- Folha de S. Paulo
Mesmo como rainha da Inglaterra Guedes ainda é útil
Argumentei neste espaço quando a pandemia chegou que ela representava um choque exógeno no sistema político alterando os preços relativos das questões da agenda pública: os temas que levaram Bolsonaro à Presidência (segurança pública, corrupção, costumes) seriam eclipsados e o reformismo fiscal e econômico sairia da pauta. E que as questões fiscais adquiririam significado inteiramente novo face ao imperativo de expansão brutal do gasto.
O resultado líquido disso tudo é que “o ativo Guedes” perdeu valor.
O que efetivamente se seguiu não divergiu do script: a pandemia inviabilizou a agenda maximalista de Guedes e a debandada de membros de sua equipe é o melhor sinalizador disso. A janela de oportunidade para as privatizações foi fechada, pelo menos no curto prazo. Idem para algumas reformas microeconômicas. Mas ela não é o único fator: os efeitos do escândalo no clã familiar e a aproximação com o centrão eram previsíveis e se manifestam agora.

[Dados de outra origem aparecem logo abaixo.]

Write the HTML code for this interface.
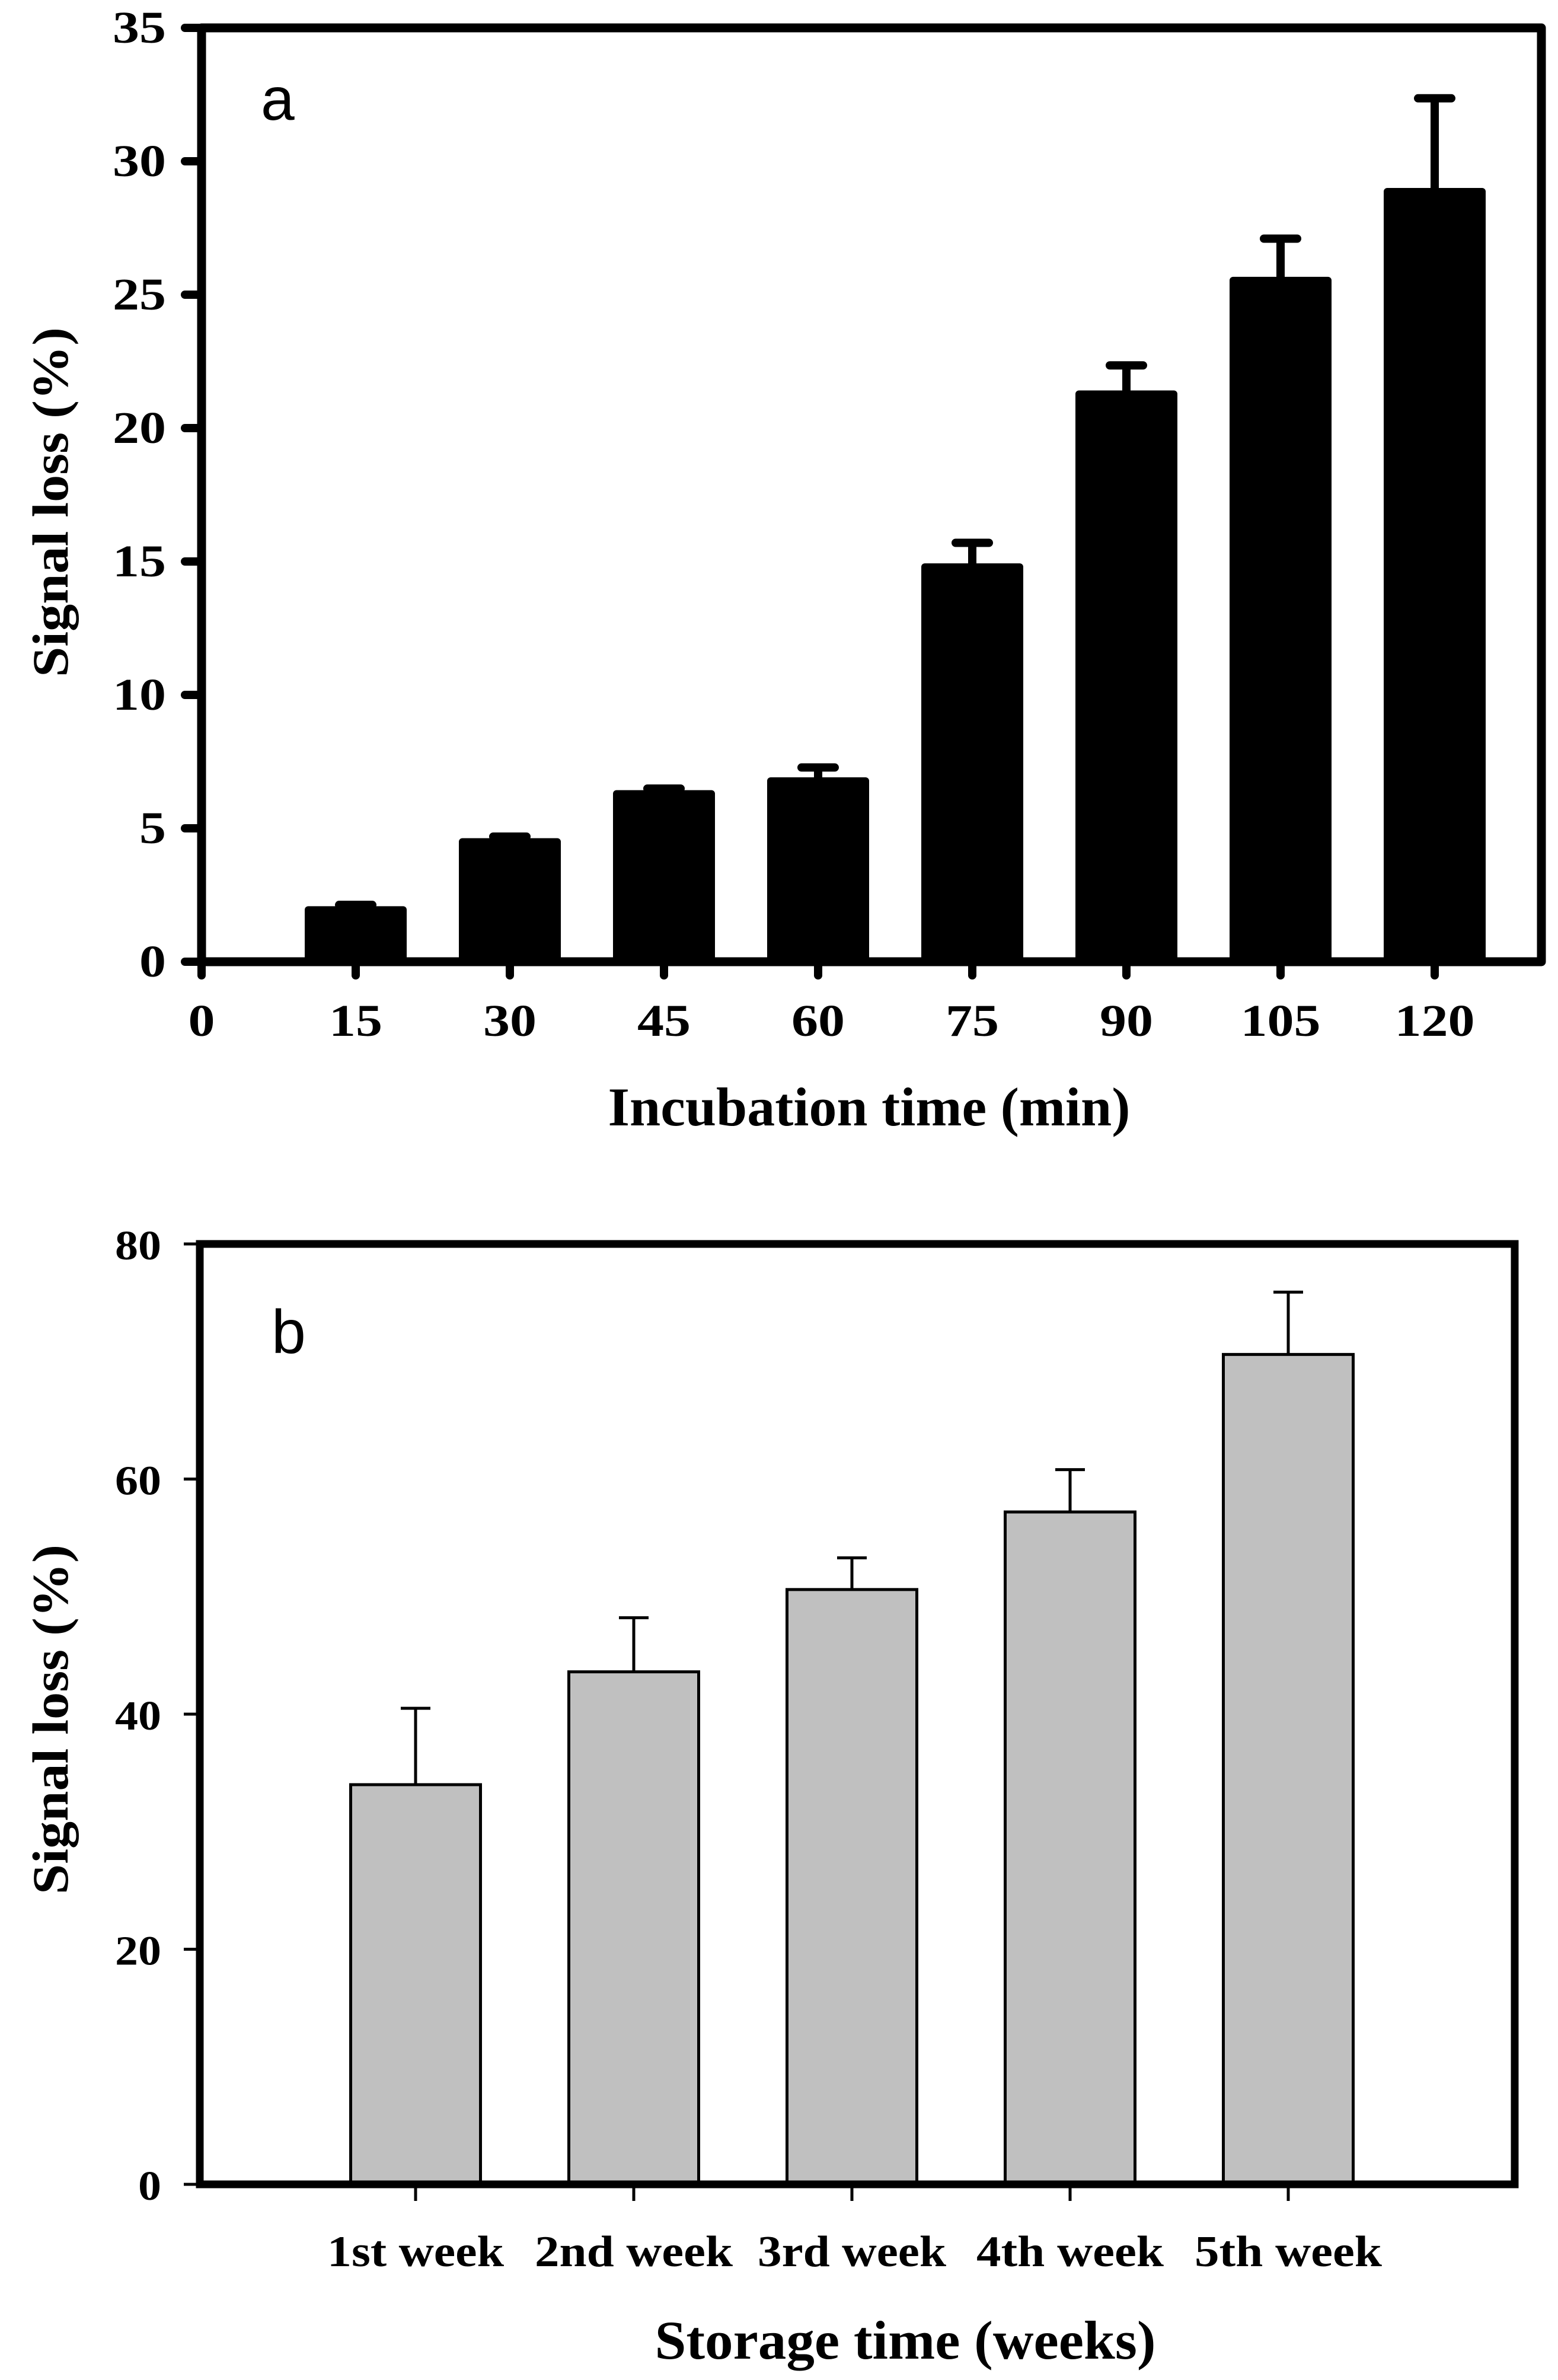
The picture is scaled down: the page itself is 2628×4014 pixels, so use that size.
<!DOCTYPE html>
<html><head><meta charset="utf-8"><style>
html,body{margin:0;padding:0;background:#fff;}
svg{display:block;}
text{font-family:"Liberation Serif",serif;font-weight:bold;fill:#000;}
</style></head>
<body>
<svg id="fig" width="2628" height="4014" viewBox="0 0 2628 4014" xmlns="http://www.w3.org/2000/svg">
<rect x="0" y="0" width="2628" height="4014" fill="#fff"/>
<g id="chartA"></g>
<g id="chartB"></g>
</svg>
<script>
// Chart A data
const aCategories = [15, 30, 45, 60, 75, 90, 105, 120];
const aValues = [2.08, 4.63, 6.43, 6.91, 14.93, 21.41, 25.67, 29.0];
const aErrors = [0.05, 0.06, 0.06, 0.37, 0.77, 0.94, 1.43, 3.36];
const aXTicks = [0, 15, 30, 45, 60, 75, 90, 105, 120];
const aYTicks = [0, 5, 10, 15, 20, 25, 30, 35];
// Chart B data
const bCategories = ["1st week", "2nd week", "3rd week", "4th week", "5th week"];
const bValues = [34.0, 43.6, 50.6, 57.2, 70.6];
const bErrors = [6.5, 4.6, 2.7, 3.6, 5.3];
const bYTicks = [0, 20, 40, 60, 80];

const NS = "http://www.w3.org/2000/svg";
function mk(parent, tag, attrs, txt) {
  const e = document.createElementNS(NS, tag);
  for (const k in attrs) e.setAttribute(k, attrs[k]);
  if (txt !== undefined) e.textContent = txt;
  parent.appendChild(e);
  return e;
}

// ---------- Chart A ----------
(function () {
  const g = document.getElementById("chartA");
  const L = 340, R = 2600, T = 47, B = 1622;
  const yS = v => B - v * (B - T) / 35;
  const xS = v => L + v * (2420 - L) / 120;
  const bw = 172;
  aValues.forEach((v, i) => {
    const cx = xS(aCategories[i]);
    const r = mk(g, "rect", {x: cx - bw / 2, y: yS(v), width: bw, height: B - yS(v), rx: 6, fill: "#000"});
    
    
    const top = yS(v + aErrors[i]);
    const eb = mk(g, "path", {d: `M${cx},${yS(v)} L${cx},${top} M${cx - 28},${top} L${cx + 28},${top}`, stroke: "#000", "stroke-width": 14, "stroke-linecap": "round", fill: "none"});
    
    
  });
  const fr = mk(g, "rect", {x: L, y: T, width: R - L, height: B - T, fill: "none", stroke: "#000", "stroke-width": 15, "stroke-linejoin": "round"});
  
  
  aYTicks.forEach(t => {
    const y = yS(t);
    const tk = mk(g, "line", {x1: 312, y1: y, x2: L, y2: y, stroke: "#000", "stroke-width": 14, "stroke-linecap": "round"});
    
    
    const s = String(t);
    const lb = mk(g, "text", {x: 280, y: y + 25, "text-anchor": "end", "font-size": 76, textLength: s.length * 45, lengthAdjust: "spacingAndGlyphs"}, s);
    
    
  });
  aXTicks.forEach(t => {
    const x = xS(t);
    const tk = mk(g, "line", {x1: x, y1: B, x2: x, y2: 1645, stroke: "#000", "stroke-width": 14, "stroke-linecap": "round"});
    
    
    const s = String(t);
    const lb = mk(g, "text", {x: x, y: 1747, "text-anchor": "middle", "font-size": 76, textLength: s.length * 45, lengthAdjust: "spacingAndGlyphs"}, s);
    
    
  });
  const xt = mk(g, "text", {x: 1466, y: 1898, "text-anchor": "middle", "font-size": 92, textLength: 881, lengthAdjust: "spacingAndGlyphs"}, "Incubation time (min)");
  
  
  const yt = mk(g, "text", {x: 0, y: 0, "text-anchor": "middle", "font-size": 86, textLength: 590, lengthAdjust: "spacingAndGlyphs", transform: "translate(114,847) rotate(-90)"}, "Signal loss (%)");
  
  
  const pl = mk(g, "text", {x: 440, y: 202, "font-size": 102, style: "font-family:'Liberation Sans',sans-serif;font-weight:normal"}, "a");
  
  
})();

// ---------- Chart B ----------
(function () {
  const g = document.getElementById("chartB");
  const L = 337, R = 2555, T = 2098, B = 3684;
  const yS = v => B - v * (B - T) / 80;
  const x0 = 701, step = 368;
  const xS = i => x0 + i * step;
  const bw = 219;
  bValues.forEach((v, i) => {
    const cx = xS(i);
    const top = yS(v + bErrors[i]);
    const eb = mk(g, "path", {d: `M${cx},${yS(v)} L${cx},${top} M${cx - 25},${top} L${cx + 25},${top}`, stroke: "#000", "stroke-width": 5, fill: "none"});
    
    
    const r = mk(g, "rect", {x: cx - bw / 2, y: yS(v), width: bw, height: B - yS(v), fill: "#c0c0c0", stroke: "#000", "stroke-width": 5});
    
    
  });
  const fr = mk(g, "rect", {x: L, y: T, width: R - L, height: B - T, fill: "none", stroke: "#000", "stroke-width": 13});
  
  
  bYTicks.forEach(t => {
    const y = yS(t);
    const tk = mk(g, "line", {x1: 310, y1: y, x2: L, y2: y, stroke: "#000", "stroke-width": 5});
    
    
    const s = String(t);
    const lb = mk(g, "text", {x: 272, y: y + 26, "text-anchor": "end", "font-size": 70, textLength: s.length * 39, lengthAdjust: "spacingAndGlyphs"}, s);
    
    
  });
  const widths = [298, 334, 318, 316, 316];
  bCategories.forEach((c, i) => {
    const x = xS(i);
    const tk = mk(g, "line", {x1: x, y1: B, x2: x, y2: B + 28, stroke: "#000", "stroke-width": 5});
    
    
    const lb = mk(g, "text", {x: x, y: 3822, "text-anchor": "middle", "font-size": 74, textLength: widths[i], lengthAdjust: "spacingAndGlyphs"}, c);
    
    
  });
  const xt = mk(g, "text", {x: 1527, y: 3978, "text-anchor": "middle", "font-size": 92, textLength: 845, lengthAdjust: "spacingAndGlyphs"}, "Storage time (weeks)");
  
  
  const yt = mk(g, "text", {x: 0, y: 0, "text-anchor": "middle", "font-size": 86, textLength: 590, lengthAdjust: "spacingAndGlyphs", transform: "translate(114,2900) rotate(-90)"}, "Signal loss (%)");
  
  
  const pl = mk(g, "text", {x: 458, y: 2282, "font-size": 104, style: "font-family:'Liberation Sans',sans-serif;font-weight:normal"}, "b");
  
  
})();
</script>
</body></html>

De antídoto anticaos social a sustentáculo da popularidade, o auxílio emergencial (cujo custo chega a 8,5% do PIB) revelou-se ex post crucial para a sustentação política do governo. Assim pandemia e escândalo desfiguraram a agenda Guedes; convertem o czar da economia em Torquemada do gasto muito além do papel que ministros da Fazenda normalmente cumprem. Sua agenda tornou-se inteiramente reativa: como o centroavante que decide o jogo que passa a jogar como zagueiro.